Per conciliare autonomia da un lato e rapporto fiduciario dall’altro, occorre intanto ribadire che la selezione della dirigenza apicale deve avvenire mediante corso concorso nazionale, secondo il modello francese dell’Ecole nationale d’administration, in modo da individuare le migliori professionalità disponibili sul territorio. Del resto, lo spirito della riforma è proprio questo: i dirigenti, tutti, sono dirigenti della Repubblica e sono reclutati con procedura nazionale, sulla base di un fabbisogno annuale soggetto al principio del contingentamento; non avrebbe alcun senso consentire a ogni ente di bandire e gestire in autonomia il proprio concorso per dirigente apicale.

Dirigente apicale e ruoli unici 

Il testo del disegno di legge prevede l’attribuzione alla dirigenza «di cui al presente articolo», dei compiti di attuazione dell’indirizzo politico, coordinamento dell’attività amministrativa e controllo della legalità dell’azione amministrativa, all’interno degli enti locali. Andrebbe chiarito se si intende fare riferimento a tutta la dirigenza pubblica o alla sola dirigenza degli enti locali, come appare logico, fermo restando il principio di mobilità tra i ruoli (nazionale, regionale, locale).

Area professionale 

È condivisibile la necessità evidenziata (finalmente…) dall’Anci di definire all’interno del ruolo unico della dirigenza locale un’articolazione per aree professionali e, segnatamente, un’area riservata ai soggetti in possesso dello specifico profilo professionale necessario per dirigere l’ente locale: questi soggetti devono disporre di adeguate competenze di natura sia gestionale sia amministrativa, coerentemente con la previsione generale legata alla istituzione della figura apicale unica, in grado di contemperare legalità ed efficienza. L’area della dirigenza apicale deve essere articolata in modo tendenzialmente flessibile, tenuto conto del diverso grado di competenze richiesto nelle varie tipologie di enti sulla base anche delle loro dimensioni; in ogni caso occorre predeterminare regole chiare e precise di accesso all’area, che tengano conto di tutti i compiti riconducibili alla figura apicale.

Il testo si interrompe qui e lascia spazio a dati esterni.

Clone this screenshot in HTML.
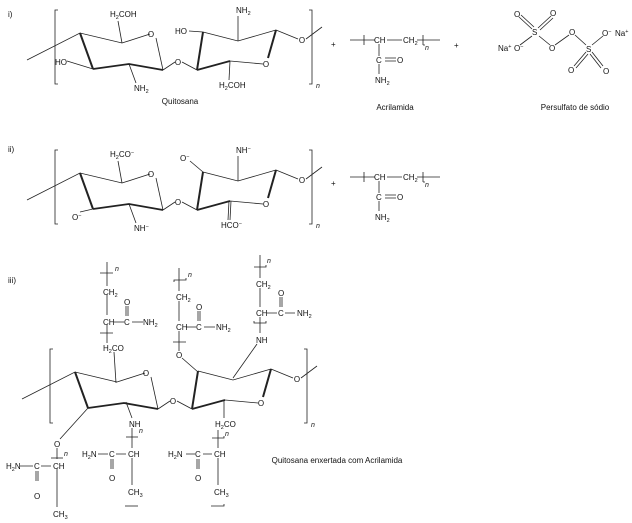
<!DOCTYPE html>
<html><head><meta charset="utf-8"><style>
html,body{margin:0;padding:0;background:#fff;}
svg{display:block;font-family:"Liberation Sans",sans-serif;}
text{font-size:8px;fill:#111;}
.s{font-size:5.5px;}
.n{font-style:italic;font-size:7px;}
</style></head><body>
<svg width="632" height="523" viewBox="0 0 632 523" xmlns="http://www.w3.org/2000/svg">
<defs>
<g id="ring" stroke="#222" stroke-width="0.8" fill="none">
<path d="M27 60 L80 33 L122 43 L150 34"/>
<path d="M156 38 L163 70"/>
<path d="M80 33 L93 69" stroke-width="2"/>
<path d="M93 69 L129 64 L163 70" stroke-width="1.8"/>
<path d="M163 70 L175 62"/>
<path d="M182 62 L197 70"/>
<path d="M197 70 L203 32" stroke-width="2"/>
<path d="M203 32 L238 41 L276 30"/>
<path d="M276 30 L268 58" stroke-width="2"/>
<path d="M263 64 L230 61"/>
<path d="M230 61 L197 70" stroke-width="1.8"/>
<path d="M276 30 L298 39"/>
<path d="M306 39 L322 27"/>
<path d="M58 10 L55 10 L55 84 L58 84"/>
<path d="M309 10 L312 10 L312 84 L309 84"/>
</g>
<g id="ringtxt">
<text x="151" y="37" text-anchor="middle">O</text>
<text x="178" y="65" text-anchor="middle">O</text>
<text x="266" y="67" text-anchor="middle">O</text>
<text x="302" y="43" text-anchor="middle">O</text>
<text x="316" y="88" class="n">n</text>
</g>
</defs>

<!-- Panel i -->
<text x="8" y="17">i)</text>
<use href="#ring"/>
<use href="#ringtxt"/>
<g stroke="#222" stroke-width="0.8" fill="none">
<path d="M122 43 L118 21"/>
<path d="M67 61 L93 69"/>
<path d="M129 64 L136 83"/>
<path d="M203 32 L189 31"/>
<path d="M238 41 L238 16"/>
<path d="M230 61 L229 80"/>
</g>
<text x="110" y="17">H<tspan class="s" dy="2">2</tspan><tspan dy="-2">COH</tspan></text>
<text x="55" y="65">HO</text>
<text x="134" y="91">NH<tspan class="s" dy="2">2</tspan></text>
<text x="175" y="34">HO</text>
<text x="236" y="13">NH<tspan class="s" dy="2">2</tspan></text>
<text x="219" y="88">H<tspan class="s" dy="2">2</tspan><tspan dy="-2">COH</tspan></text>
<text x="180" y="104" text-anchor="middle">Quitosana</text>

<!-- Acrilamida i -->
<text x="331" y="47">+</text>
<g stroke="#222" stroke-width="0.8" fill="none">
<path d="M350 40 L375 40 M387 40 L402 40 M417 40 L440 40"/>
<path d="M364 35 L364 45 M423 35 L423 45 M423 45 L425 45"/>
<path d="M379 44 L379 56 M379 64 L379 74"/>
<path d="M385 58 L396 58 M385 61 L396 61"/>
</g>
<text x="374" y="43">CH</text>
<text x="403" y="43">CH<tspan class="s" dy="2">2</tspan></text>
<text x="425" y="50" class="n">n</text>
<text x="376" y="63">C</text>
<text x="397" y="63">O</text>
<text x="375" y="83">NH<tspan class="s" dy="2">2</tspan></text>
<text x="395" y="110" text-anchor="middle">Acrilamida</text>
<text x="454" y="48">+</text>

<!-- Persulfate -->
<g stroke="#222" stroke-width="0.8" fill="none">
<path d="M519 17 L532 29 M521 15 L534 27"/>
<path d="M551 16 L538 28 M553 18 L540 30"/>
<path d="M532 36 L520 45"/>
<path d="M539 36 L550 45"/>
<path d="M555 45 L569 35"/>
<path d="M575 35 L586 45"/>
<path d="M592 45 L603 36"/>
<path d="M586 52 L574 66 M588 54 L576 68"/>
<path d="M592 52 L603 66 M590 54 L601 68"/>
</g>
<text x="532" y="35">S</text>
<text x="514" y="17">O</text>
<text x="550" y="16">O</text>
<text x="498" y="51">Na<tspan class="s" dy="-3">+</tspan></text>
<text x="514" y="51">O<tspan class="s" dy="-3">−</tspan></text>
<text x="549" y="51">O</text>
<text x="569" y="35">O</text>
<text x="586" y="52">S</text>
<text x="602" y="36">O<tspan class="s" dy="-3">−</tspan></text>
<text x="615" y="36">Na<tspan class="s" dy="-3">+</tspan></text>
<text x="568" y="73">O</text>
<text x="603" y="74">O</text>
<text x="575" y="110" text-anchor="middle">Persulfato de sódio</text>

<!-- Panel ii -->
<text x="8" y="152">ii)</text>
<g transform="translate(0,140)"><use href="#ring"/><use href="#ringtxt"/>
<g stroke="#222" stroke-width="0.8" fill="none">
<path d="M122 43 L118 21"/>
<path d="M80 72 L93 69"/>
<path d="M129 64 L136 83"/>
<path d="M203 32 L190 21"/>
<path d="M238 41 L238 16"/>
<path d="M229 61 L228 80 M231 61 L230 80"/>
</g>
<text x="110" y="17">H<tspan class="s" dy="2">2</tspan><tspan dy="-2">CO</tspan><tspan class="s" dy="-3">−</tspan></text>
<text x="72" y="80">O<tspan class="s" dy="-3">−</tspan></text>
<text x="134" y="91">NH<tspan class="s" dy="-3">−</tspan></text>
<text x="180" y="21">O<tspan class="s" dy="-3">−</tspan></text>
<text x="236" y="13">NH<tspan class="s" dy="-3">−</tspan></text>
<text x="221" y="88">HCO<tspan class="s" dy="-3">−</tspan></text>
</g>
<text x="331" y="186">+</text>
<g transform="translate(0,137)">
<g stroke="#222" stroke-width="0.8" fill="none">
<path d="M350 40 L375 40 M387 40 L402 40 M417 40 L440 40"/>
<path d="M364 35 L364 45 M423 35 L423 45 M423 45 L425 45"/>
<path d="M379 44 L379 56 M379 64 L379 74"/>
<path d="M385 58 L396 58 M385 61 L396 61"/>
</g>
<text x="374" y="43">CH</text>
<text x="403" y="43">CH<tspan class="s" dy="2">2</tspan></text>
<text x="425" y="50" class="n">n</text>
<text x="376" y="63">C</text>
<text x="397" y="63">O</text>
<text x="375" y="83">NH<tspan class="s" dy="2">2</tspan></text>
</g>

<!-- Panel iii -->
<text x="8" y="283">iii)</text>
<g transform="translate(-5,339)"><use href="#ring"/><use href="#ringtxt"/></g>
<g stroke="#222" stroke-width="0.8" fill="none">
<!-- chain 1 -->
<path d="M107 262 L107 286 M107 295 L107 315 M107 325 L107 343"/>
<path d="M100 273 L113 273 M100 333 L113 333"/>
<path d="M114 322 L124 322 M132 322 L143 322"/>
<path d="M126 306 L126 316 M128 306 L128 316"/>
<path d="M116 383 L114 352"/>
<!-- chain 2 -->
<path d="M179 268 L179 291 M179 301 L179 321 M179 331 L179 351"/>
<path d="M174 282 L174 280 L186 280 L186 278 M173 342 L186 342"/>
<path d="M186 327 L196 327 M204 327 L215 327"/>
<path d="M198 311 L198 321 M200 311 L200 321"/>
<path d="M182 358 L198 372"/>
<!-- chain 3 -->
<path d="M260 255 L260 278 M260 288 L260 307 M260 317 L260 333"/>
<path d="M254 267 L266 267 L266 265 M254 321 L254 323 L266 323 L266 321"/>
<path d="M267 313 L277 313 M285 313 L295 313"/>
<path d="M280 297 L280 307 M282 297 L282 307"/>
<path d="M257 344 L233 378"/>
<!-- bottom 1 -->
<path d="M88 408 L60 439"/>
<path d="M57 448 L57 459 M57 469 L57 507"/>
<path d="M51 458 L63 458"/>
<path d="M20 466 L33 466 M41 466 L51 466"/>
<path d="M36 471 L36 481 M38 471 L38 481"/>
<!-- bottom 2 -->
<path d="M126 402 L132 418"/>
<path d="M132 428 L132 448 M132 458 L132 485"/>
<path d="M126 437 L138 437"/>
<path d="M98 454 L108 454 M116 454 L126 454"/>
<path d="M111 459 L111 469 M113 459 L113 469"/>
<path d="M125 506 L138 506"/>
<!-- bottom 3 -->
<path d="M224 400 L224 418"/>
<path d="M218 430 L218 448 M218 458 L218 485"/>
<path d="M212 438 L224 438 L224 436"/>
<path d="M186 454 L195 454 M203 454 L212 454"/>
<path d="M197 459 L197 469 M199 459 L199 469"/>
<path d="M211 506 L224 506 L224 504"/>
</g>
<text x="115" y="271" class="n">n</text>
<text x="103" y="295">CH<tspan class="s" dy="2">2</tspan></text>
<text x="103" y="325">CH</text>
<text x="124" y="325">C</text>
<text x="124" y="305">O</text>
<text x="143" y="325">NH<tspan class="s" dy="2">2</tspan></text>
<text x="103" y="351">H<tspan class="s" dy="2">2</tspan><tspan dy="-2">CO</tspan></text>

<text x="188" y="277" class="n">n</text>
<text x="176" y="300">CH<tspan class="s" dy="2">2</tspan></text>
<text x="176" y="330">CH</text>
<text x="196" y="330">C</text>
<text x="196" y="310">O</text>
<text x="216" y="330">NH<tspan class="s" dy="2">2</tspan></text>
<text x="176" y="358">O</text>

<text x="267" y="263" class="n">n</text>
<text x="256" y="287">CH<tspan class="s" dy="2">2</tspan></text>
<text x="256" y="316">CH</text>
<text x="278" y="316">C</text>
<text x="278" y="296">O</text>
<text x="297" y="316">NH<tspan class="s" dy="2">2</tspan></text>
<text x="256" y="343">NH</text>

<text x="54" y="447">O</text>
<text x="64" y="456" class="n">n</text>
<text x="53" y="469">CH</text>
<text x="34" y="469">C</text>
<text x="6" y="469">H<tspan class="s" dy="2">2</tspan><tspan dy="-2">N</tspan></text>
<text x="34" y="499">O</text>
<text x="53" y="517">CH<tspan class="s" dy="2">3</tspan></text>

<text x="129" y="427">NH</text>
<text x="139" y="433" class="n">n</text>
<text x="128" y="457">CH</text>
<text x="109" y="457">C</text>
<text x="82" y="457">H<tspan class="s" dy="2">2</tspan><tspan dy="-2">N</tspan></text>
<text x="109" y="481">O</text>
<text x="128" y="495">CH<tspan class="s" dy="2">3</tspan></text>

<text x="215" y="427">H<tspan class="s" dy="2">2</tspan><tspan dy="-2">CO</tspan></text>
<text x="225" y="436" class="n">n</text>
<text x="214" y="457">CH</text>
<text x="195" y="457">C</text>
<text x="168" y="457">H<tspan class="s" dy="2">2</tspan><tspan dy="-2">N</tspan></text>
<text x="195" y="481">O</text>
<text x="214" y="495">CH<tspan class="s" dy="2">3</tspan></text>

<text x="337" y="463" text-anchor="middle">Quitosana enxertada com Acrilamida</text>
</svg>
</body></html>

Nomina del dirigente apicale 

L’Anci chiede inoltre la modifica del meccanismo di preselezione in fase di nomina, che prevede la definizione di una rosa di candidati da parte della commissione nazionale; in effetti, non tutti i criteri previsti dalla norma sembrano pienamente compatibili con le nomine in questione (si pensi ad esempio all’estrema disomogeneità delle procedure di valutazione adottate nelle singole amministrazioni). Tuttavia occorre mantenere il ruolo di garanzia della commissione, chiamata a verificare la regolarità delle nomine da parte dei sindaci con riferimento al profilo professionale di volta in volta necessario: solo in questo modo è possibile contemperare autonomia, merito e fiduciarietà, in un contesto storico e culturale in cui un’applicazione acritica dello spoils system rischierebbe di produrre sprechi e inefficienze. In definitiva, la scelta fiduciaria “a valle” si giustifica a patto di mantenere “a monte” un sistema rigoroso e meritocratico, in grado di garantire livelli adeguati di professionalità. La riforma deve favorire prassi virtuose ed equilibrate, abbandonando il vecchio sistema – scarsamente flessibile – a favore di una dirigenza più moderna e dinamica ma al tempo stesso capace e non ricattabile.